Where does Mozambique fit in? Mozambique is not a member of SACU. There has been some informal debate about expanding the membership of the customs union but this would be complex and has not found favour with the existing members. It is therefore quite unusual to see the grouping of SACU + M entering into trade agreements together. In the case of the UK however, there was little choice in the matter. This grouping is a legacy of the process undertaking by the European Union that resulted in SADC Economic Partnership Agreement (EPA). The EPA negotiations were long and messy, with one of the reasons being the configuration of the groups that were negotiating with the EU. SADC Member States ended up spread across four different groups. Mozambique and Angola were together with SACU.
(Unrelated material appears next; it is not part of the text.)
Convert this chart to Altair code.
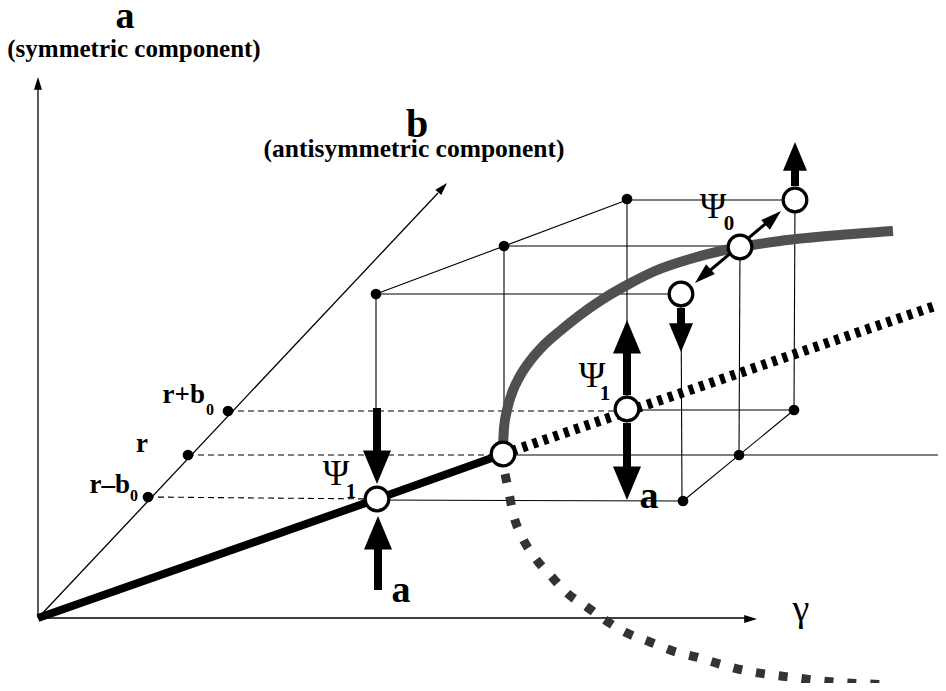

While it is still in the process of leaving the EU, the UK was constrained in its engagements with other countries. The agreement signed recently was largely a roll-over of the EPA so that there would be little disruption to trade in the face of a hard Brexit. These engagements can complicate regional integration in Southern Africa – in an environment where this process is already complex enough.
The UK-SACU+M agreement is a useful reminder that it is critical for us to ensure that the building blocks of our regional interactions, including SACU and SADC, are given the attention that they deserve. It is easy to get caught up in the hype of trade agreements with partners such as the UK or ambitious plans such as the African Continental Free Trade Agreement but our economic linkages with our neighbours underpin all of these. SACU deserves more air time and energy to ensure that it continues to function effectively for all the member states and their people.